When parsing a stream that is not a regular file, the whole buffer is kept to allow rescanning. If your stream is very large, this is not reasonnable. Two solutions: restart parsing at regular interval, or use the ~rescan:false optionnal parameters and use only position in bytes.
Another problem with rescanning: if you use Grammar.parse_channel
or Grammar.parse_fd
, you can not get line and column number after closing the channel or file descriptor. However, if you use Grammar.parse_string
or Grammar.parse_file
you can. In this case, It is even possible to marshal (with closures) the type Pos.t
. With Grammar.parse_file
position will remain correct as long as the file is unchanged.
The ERROR(m)
syntax in the ppx extension allows to add well chosen error messages in your code. Here is a way to use it on the sexp
grammar above:
let%parser rec sexp
= ERROR(["id";"("])
; (x::RE id) => { p = _pos; e = Idt x }
; '(' (l::sexps) => (ERROR(")") | ')'
=> { p = _pos; e = Lst (List.rev l) })
and sexps = () => []
; (l::sexps) (e::sexp) => e::l
Parsing "a b (c + ..."
with the above grammar will give
Parse error: Line 1, character 7.
expecting: ) id (
Banchmarks seems to show that adding error cost more or less 15% on the above example.

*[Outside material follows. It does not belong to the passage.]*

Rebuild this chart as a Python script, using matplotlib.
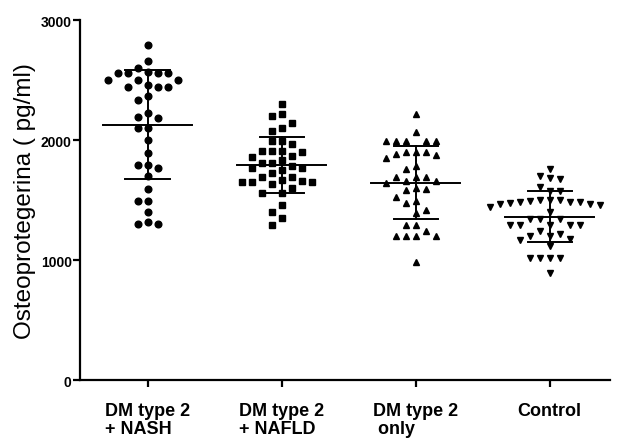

Pacomb must eliminate left recursion in grammars in order to use combinators that would loop otherwise. However, left recursion is not supported if it traverses A Pacomb.Grammar.layout
constructor to change blanks (probably possible to solve this, but probably not worth it).
Ambiguous grammar will be analysed in polynomial time if and only if you use a cache for all ambiguous non terminals of your grammar. Pacomb does perform some left factorisation, but it is not complete. Using cache is also a solution to that problem. Pacomb has function to print the grammar to see if left factorisation was performed.
Note: left recursion do not need and is not eliminated if the grammar uses a cache. However, this solution to use cache in general is too slow for non ambiguous grammars so we do not impose a cache to all left recursive grammars.
The ppx extension is not too bad but still suffers from the fact that it uses a sub-language of OCaml to describe grammars. For instance
let%parser g =((_,x)::g) => x]
is not legal because _
cannot be used in an Ocaml expression. Though the following works:
let%parser g = ((__,x)::g) => x
The syntax
(((x,y) = z) :: g) => (x,y,z_pos)
is not very nice as we use =
to replace the as
keyword and we also need a lot of parentheses.
A solution would be to rewrite OCaml's parser with pacomb and extend the language with real grammar extension!